«Они сошлись. Волна и камень,
Стихи и проза, лед и пламень
Не столь различны меж собой…» (А.С.Пушкин)
А. Асиман пишет не просто хорошо, а очень хорошо. Географической, этнической, психологической атмосферой его книг легко проникаешься, буквально пропитываешься, будь то солнце, море, арабское кафе или университетская аудитория. Все живо, реалистично и подсвечено глубоким проникновением в детали - не просто знанием, а пониманием внутренней, а порой и тайной, стороны того, о чем он пишет.
В «Гарвардской площади» мне не раз чудилось что-то ремарковское - печальное, безнадежное, случайное, преходящее. Пара героев - аспирант Гарварда и таксист, - волею судеб повстречавшиеся в трудный для обоих момент жизни, внезапно сближаются и, как ни странно, оказываются самыми необходимыми друг другу людьми: диковатый таксист Калаж помогает замкнутому аспиранту выйти из кризиса идентичности, а аспирант оказывается для него тем, кто поддерживает в нем иллюзию, что он не одинок и не всеми воспринимается как еще один ненужный Америке люмпен-иммигрант. Их странная дружба длится полгода, проходя закономерную эволюцию, сначала заставляющую их по разным причинам держаться вместе, а потом, достигнув для каждого определенной точки, разойтись.

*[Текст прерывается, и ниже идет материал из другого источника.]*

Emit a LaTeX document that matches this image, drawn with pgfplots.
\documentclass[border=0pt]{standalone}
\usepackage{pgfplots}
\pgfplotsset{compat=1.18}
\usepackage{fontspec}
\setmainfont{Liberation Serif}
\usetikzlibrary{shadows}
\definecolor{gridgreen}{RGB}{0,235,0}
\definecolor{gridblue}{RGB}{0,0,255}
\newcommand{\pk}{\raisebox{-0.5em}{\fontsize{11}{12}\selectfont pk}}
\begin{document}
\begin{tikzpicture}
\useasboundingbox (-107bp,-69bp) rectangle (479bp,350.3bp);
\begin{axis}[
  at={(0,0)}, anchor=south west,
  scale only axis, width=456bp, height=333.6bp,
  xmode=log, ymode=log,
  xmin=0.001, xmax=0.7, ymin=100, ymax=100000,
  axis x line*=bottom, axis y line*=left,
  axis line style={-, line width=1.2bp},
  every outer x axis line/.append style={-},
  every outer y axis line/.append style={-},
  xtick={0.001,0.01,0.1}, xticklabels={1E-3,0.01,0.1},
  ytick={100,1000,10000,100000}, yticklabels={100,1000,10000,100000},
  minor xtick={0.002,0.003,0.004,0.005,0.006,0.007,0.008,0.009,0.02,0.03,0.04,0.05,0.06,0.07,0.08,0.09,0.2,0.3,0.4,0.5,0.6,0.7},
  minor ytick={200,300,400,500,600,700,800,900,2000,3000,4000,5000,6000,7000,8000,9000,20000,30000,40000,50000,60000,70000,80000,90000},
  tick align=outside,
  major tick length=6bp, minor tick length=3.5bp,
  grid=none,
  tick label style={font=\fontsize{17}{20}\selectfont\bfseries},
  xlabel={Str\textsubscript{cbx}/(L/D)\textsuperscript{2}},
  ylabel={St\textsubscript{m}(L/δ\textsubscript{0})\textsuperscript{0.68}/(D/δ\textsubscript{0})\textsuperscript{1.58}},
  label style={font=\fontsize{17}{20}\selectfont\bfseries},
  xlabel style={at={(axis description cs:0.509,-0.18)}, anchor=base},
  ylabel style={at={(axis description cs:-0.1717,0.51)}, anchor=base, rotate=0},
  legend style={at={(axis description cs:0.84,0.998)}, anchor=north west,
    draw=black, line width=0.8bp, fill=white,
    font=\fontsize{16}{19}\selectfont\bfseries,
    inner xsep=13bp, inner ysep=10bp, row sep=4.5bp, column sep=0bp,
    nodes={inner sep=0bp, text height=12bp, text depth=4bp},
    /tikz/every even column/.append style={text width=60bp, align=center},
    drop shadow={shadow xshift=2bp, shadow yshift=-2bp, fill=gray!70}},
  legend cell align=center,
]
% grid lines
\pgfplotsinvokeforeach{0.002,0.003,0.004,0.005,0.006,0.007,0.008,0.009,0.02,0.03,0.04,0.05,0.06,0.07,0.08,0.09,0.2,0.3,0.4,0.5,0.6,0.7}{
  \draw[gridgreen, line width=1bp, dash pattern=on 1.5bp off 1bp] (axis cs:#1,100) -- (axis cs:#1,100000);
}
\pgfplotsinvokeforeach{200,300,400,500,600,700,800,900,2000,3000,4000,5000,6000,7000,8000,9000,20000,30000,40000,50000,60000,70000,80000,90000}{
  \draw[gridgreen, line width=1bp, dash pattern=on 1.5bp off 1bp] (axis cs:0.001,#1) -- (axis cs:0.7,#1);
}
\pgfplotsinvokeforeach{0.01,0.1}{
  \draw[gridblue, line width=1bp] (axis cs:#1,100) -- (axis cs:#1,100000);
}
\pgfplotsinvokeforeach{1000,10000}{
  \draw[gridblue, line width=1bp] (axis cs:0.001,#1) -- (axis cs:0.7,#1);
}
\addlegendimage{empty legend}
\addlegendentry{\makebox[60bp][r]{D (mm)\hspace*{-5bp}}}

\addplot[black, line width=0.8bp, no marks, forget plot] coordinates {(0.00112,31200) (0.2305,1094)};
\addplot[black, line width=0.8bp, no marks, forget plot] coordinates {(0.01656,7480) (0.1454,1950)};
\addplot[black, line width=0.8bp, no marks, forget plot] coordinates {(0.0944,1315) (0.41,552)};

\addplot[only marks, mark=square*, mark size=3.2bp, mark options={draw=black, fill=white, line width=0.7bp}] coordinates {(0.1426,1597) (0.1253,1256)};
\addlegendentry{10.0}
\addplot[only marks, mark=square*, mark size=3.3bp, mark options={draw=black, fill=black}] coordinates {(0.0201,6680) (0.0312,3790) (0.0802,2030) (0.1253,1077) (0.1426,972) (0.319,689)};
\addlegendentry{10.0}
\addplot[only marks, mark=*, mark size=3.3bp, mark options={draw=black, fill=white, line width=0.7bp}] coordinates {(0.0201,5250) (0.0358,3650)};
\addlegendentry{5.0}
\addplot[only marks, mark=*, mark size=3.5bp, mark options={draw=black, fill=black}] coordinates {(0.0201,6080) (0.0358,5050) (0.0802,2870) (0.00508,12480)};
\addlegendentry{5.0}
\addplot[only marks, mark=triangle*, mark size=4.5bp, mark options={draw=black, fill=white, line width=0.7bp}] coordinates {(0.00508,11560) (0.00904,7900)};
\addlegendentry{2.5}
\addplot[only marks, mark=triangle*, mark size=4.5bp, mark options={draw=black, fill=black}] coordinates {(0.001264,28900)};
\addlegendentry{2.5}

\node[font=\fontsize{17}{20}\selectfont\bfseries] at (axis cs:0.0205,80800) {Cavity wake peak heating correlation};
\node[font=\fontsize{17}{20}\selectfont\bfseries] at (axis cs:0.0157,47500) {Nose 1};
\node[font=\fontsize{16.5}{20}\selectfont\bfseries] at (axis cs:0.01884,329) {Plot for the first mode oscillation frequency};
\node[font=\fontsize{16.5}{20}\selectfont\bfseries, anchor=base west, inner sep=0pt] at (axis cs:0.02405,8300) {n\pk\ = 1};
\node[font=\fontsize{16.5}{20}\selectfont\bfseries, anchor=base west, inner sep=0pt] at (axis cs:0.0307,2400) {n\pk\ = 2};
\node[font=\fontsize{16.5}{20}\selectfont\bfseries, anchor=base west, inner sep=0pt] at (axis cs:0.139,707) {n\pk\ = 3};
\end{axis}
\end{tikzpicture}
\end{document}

Проблема в том, что оба они - друзья по несчастью, а не по духу, по внутренней близости и тяготению друг к другу, между ними так мало общего, что их отношения изначально бесперспективны и исчерпываютсся по мере того, как ситуация для каждого становится более определенной (позитивно для аспиранта и негативно для Калажа). По сути, в обычной ситуации они и не были бы нужны друг другу ни в 70-х, когда повстречались, ни позже, даже если бы отношения поддерживались и дальше.
«Я был уклончив, он прямолинеен. Я никогда не повышал голоса, он орал громче всех... Я был скован, опаслив, застенчив; он – бесшабашен и безжалостен… Он все мысли высказывал вслух. Я свои хранил, точно в сейфе. Он всем смотрел в лицо; я дожидался, пока ко мне повернутся спиной. Он ни во что не верил… Я всех терпел и при этом никого не любил. <…> Расстроившись или заскучав, он… взрывался; я же был сама сдержанность. Он во всем впадал в крайности, а мне имя было компромисс, а прозвище – сдержанность. Если он что-то начал, его уже было не остановить, я же от малейшего дуновения вставал как вкопанный. Он мог бросить любого не задумавшись, я же спешил мириться, а потом дулся про себя. Он умел проявлять жестокость. Я редко проявлял доброту. Ни у него, ни у меня не было денег, но случались дни, когда я был его намного, намного беднее. <…> Он гордился знакомством со мной, а мне было неприятно, если нас видели вместе за пределами узкого круга посетителей кафе. Он был таксистом, я учился в престижном университете. Он был арабом, я евреем. <…>Несмотря на… неприкаянную кочевую жизнь, он оставался человеком с этой планеты; я же постоянно сомневался в том, что мне здесь место. Он любил землю, понимал людей. <…> я же… вечно был… в глубинах себя. <…> Я ему завидовал. Хотел у него учиться. Он был мужчиной. Я плохо понимал, кто я такой. Он был… человеком, в которого я мог бы вырасти, обернись жизнь по-иному. Он остался дикарем, меня укротили… Но если взять меня и опустить в мощный растворитель, так, чтобы с кожи сошли все привычки, приобретенные в школе, и все уступки, которые я сделал Америке, может, там бы обнаружился не я, а он <…> В другой стране, другом городе, в иные времена я никогда бы к нему не повернулся, а он мне даже не ответил бы на вопрос, который час…»
Тем не менее, именно для аспиранта эта короткая дружба оказалась спасительной, выведя его из лабиринтов собственных проблем, поэтому вся книга построена на его смутно осознаваемом и не изжитом чувстве вины. Да, конечно, вряд ли он мог решить проблемы Калажа, но он ничего и не хотел делать для него и устранился из отношений, когда они стали ненужными и начали его тяготить, а вот Калаж оставался верен этой случайной дружбе до конца. Поэтому для него предательство того, кого он хотел бы считать другом, и отчуждение от мечты получить гринкард и остаться в Америке стало двойной драмой.
А, может, это все и правильно, и так и должно быть в жизни: сошлись и разошлись, «извини, старик, ничего личного», ты ведь не против, что в мире есть только я, я и еще раз я?